Tuesday, March 13, 2012

The Idea of God – Part Four



Having pointed out that a more sophisticated idea of God may actually be less useful to people than a simple idea, here I will explore what I believe constitutes a more sophisticated idea.  The notion of more or less sophisticated, as used here, is analogous to the idea of better and worse interpretations of a work of art.  There is no best interpretation of a work of art, but a comprehensive and completely coherent interpretation can claim to be better than one that is not comprehensive or coherent.  Being comprehensive, it cannot ignore any significant aspects of the work.  Being coherent, the interpretation must be logically defensible and capable of holding up to criticism.  In the same way, a sophisticated idea of God must be inclusive and defensible. 

In the first part of this series, I stated that there are a great variety of ideas of God found throughout the world.  I will posit as an initial criterion of a sophisticated idea of God that it must be formed with awareness, and at least a degree of openness, to other concepts.  From this it would seem that a sophisticated idea of God is in conflict with the idea of faith; should not the faithful hang on to their beliefs over and against any evidence presented against their faith?  Genuine faith, I would maintain, allows a complete openness to other ideas.  A sophisticated faith allows itself to change; it has faith that its core experience of the divine is a truth that will not be diminished by any evidence.  

If a sophisticated idea of God requires an awareness of other people’s ways of thinking about God, in our own age it also means an awareness of the voices that deny God.  In particular it needs to address the challenge presented by modern scientific discovery.  A great deal has been written about his, and I will not try to rehash it.  The bottom line, though, is that any attempt to define God as a being that exists in space and time and conflicts with the natural causality of space and time will conflict with science; and when a religious idea conflicts with science, science will win every time.   A sophisticated notion of God has to be formed within this dialogue with the scientific understanding of the world.

I was brought up Catholic, and when I was young my family prayed the rosary together each evening.  I had no interest in this activity, and my mind wondered.  One evening I got to thinking about how prayer reached God.  God had been presented to me as a being “up there.”  I wondered if prayer was something like a radio transmitter that beamed up to God.  As I was thinking about this, I heard a voice in my head say, “I am right here where you pray.”   What this voice was saying is that God is not out there, but inside.   As suggested earlier, this is how God enters and affects the causality of the world – through inspiring human action.   With this view there is no conflict between the scientific view and the religious view.  God does not violate causality.

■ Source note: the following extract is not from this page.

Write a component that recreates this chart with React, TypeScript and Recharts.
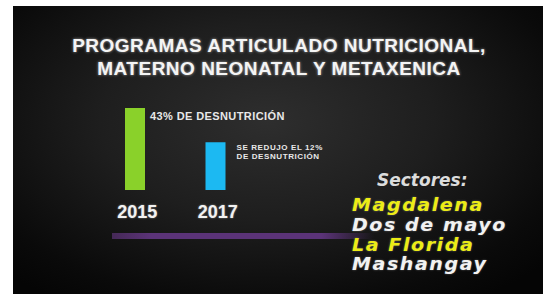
import { BarChart, Bar, XAxis, YAxis, Cell, LabelList } from "recharts";

const years = ["2015", "2017"];
const desnutricion = [43, 25];
const barNotes = [["43% DE DESNUTRICIÓN"], ["SE REDUJO EL 12%", "DE DESNUTRICIÓN"]];
const titleLines = ["PROGRAMAS ARTICULADO NUTRICIONAL,", "MATERNO NEONATAL Y METAXENICA"];
const sectoresTitle = "Sectores:";
const sectores = ["Magdalena", "Dos de mayo", "La Florida", "Mashangay"];

const barColors = ["#8ad12a", "#1cb9f2"];

const data = years.map((year, i) => ({ year, value: desnutricion[i], note: barNotes[i] }));

const noteStyle = [
  { dx: 5, size: 11, spacing: 0.4, first: 12, step: 0 },
  { dx: 11, size: 8, spacing: 0.6, first: 8, step: 9 }
];

const BarNote = (props: any) => {
  const { x, y, width, index } = props;
  const s = noteStyle[index];
  const lines: string[] = data[index].note;
  return (
    <text
      x={x + width + s.dx}
      y={y + s.first}
      fill="#e8e8e8"
      fontSize={s.size}
      fontWeight="bold"
      fontFamily="'Liberation Sans', Arial, sans-serif"
      letterSpacing={s.spacing}
    >
      {lines.map((line, i) => (
        <tspan key={i} x={x + width + s.dx} dy={i === 0 ? 0 : s.step}>
          {line}
        </tspan>
      ))}
    </text>
  );
};

const YearTick = (props: any) => {
  const { x, y, payload } = props;
  return (
    <text
      x={x + 2}
      y={y}
      dy={20}
      textAnchor="middle"
      fill="#f2f2f2"
      fontSize={18}
      fontWeight="bold"
      fontFamily="'Liberation Sans', Arial, sans-serif"
      style={{ textShadow: "0 0 2px rgba(255,255,255,0.5)" }}
    >
      {payload.value}
    </text>
  );
};

export default function App() {
  return (
    <div style={{ position: "absolute", left: 0, top: 0, width: 543, height: 294, background: "#fff", overflow: "hidden" }}>
      <div
        style={{
          position: "absolute",
          left: 13,
          top: 6,
          width: 530,
          height: 288,
          background: "radial-gradient(ellipse 70% 75% at 48% 40%, #2e2e2e 0%, #1e1e1e 45%, #0a0a0a 85%, #050505 100%)"
        }}
      />
      <div
        style={{
          position: "absolute",
          left: 112,
          top: 233,
          width: 262,
          height: 6,
          background: "linear-gradient(90deg, rgba(90,50,115,0.7) 0%, #5b3378 15%, #5b3378 80%, rgba(90,50,115,0) 100%)"
        }}
      />
      <div
        style={{
          position: "absolute",
          left: 0,
          top: 34,
          width: 558,
          textAlign: "center",
          color: "#f4f4f4",
          fontFamily: "'Liberation Sans', Arial, sans-serif",
          fontWeight: "bold",
          fontSize: 19,
          lineHeight: "23px",
          letterSpacing: 0.5,
          textShadow: "0 0 3px rgba(255,255,255,0.6)"
        }}
      >
        {titleLines.map((t) => (
          <div key={t}>{t}</div>
        ))}
      </div>
      <div style={{ position: "absolute", left: 0, top: 0 }}>
        <BarChart width={543} height={294} data={data} margin={{ top: 108, left: 95, right: 287, bottom: 74 }}>
          <XAxis dataKey="year" height={30} axisLine={false} tickLine={false} tick={<YearTick />} />
          <YAxis hide domain={[0, 43]} />
          <Bar dataKey="value" barSize={20} isAnimationActive={false}>
            {data.map((d, i) => (
              <Cell key={d.year} fill={barColors[i]} />
            ))}
            <LabelList dataKey="value" content={<BarNote />} />
          </Bar>
        </BarChart>
      </div>
      <div
        style={{
          position: "absolute",
          left: 377,
          top: 170,
          fontFamily: "'DejaVu Sans', sans-serif",
          fontWeight: "bold",
          fontStyle: "italic",
          fontSize: 17,
          lineHeight: "20px",
          color: "#dcdcdc",
          whiteSpace: "nowrap"
        }}
      >
        {sectoresTitle}
      </div>
      <div
        style={{
          position: "absolute",
          left: 352,
          top: 196,
          fontFamily: "'DejaVu Sans', sans-serif",
          fontWeight: "bold",
          fontStyle: "italic",
          fontSize: 17,
          lineHeight: "19.8px",
          letterSpacing: 1.4,
          whiteSpace: "nowrap",
          transform: "scaleX(1.12)",
          transformOrigin: "left top",
          textShadow: "0 0 2px rgba(255,255,255,0.35)"
        }}
      >
        {sectores.map((s, i) => (
          <div key={s} style={{ color: i % 2 === 0 ? "#ecec16" : "#f2f2f2" }}>
            {s}
          </div>
        ))}
      </div>
    </div>
  );
}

The idea of God is beyond all category, thus beyond definition.  Beyond this there is not much to be said about what God is.  But I think we can list a few things that would not be a part of a sophisticated idea of God:  God is not small or petty – the galaxy clusters in the photographs of the Hubble Space Telescope tell us something of the scope of God.  God as concept is too big for the limitations of any language; all words are human words, all books are human works.  God is beyond picking and choosing; there are no chosen people.   Because God does not pick and choose, it is only natural that his world should operate lawfully; as a corollary, it is foolish to ask God to change the world.  It is we who will change the world, or change our self, and God is the inner light by which we might find the wisdom to make enlightened change.  Pray to experience the divine light and the divine love – that experience may prepare you to change the world; or teach you how to leave the world alone.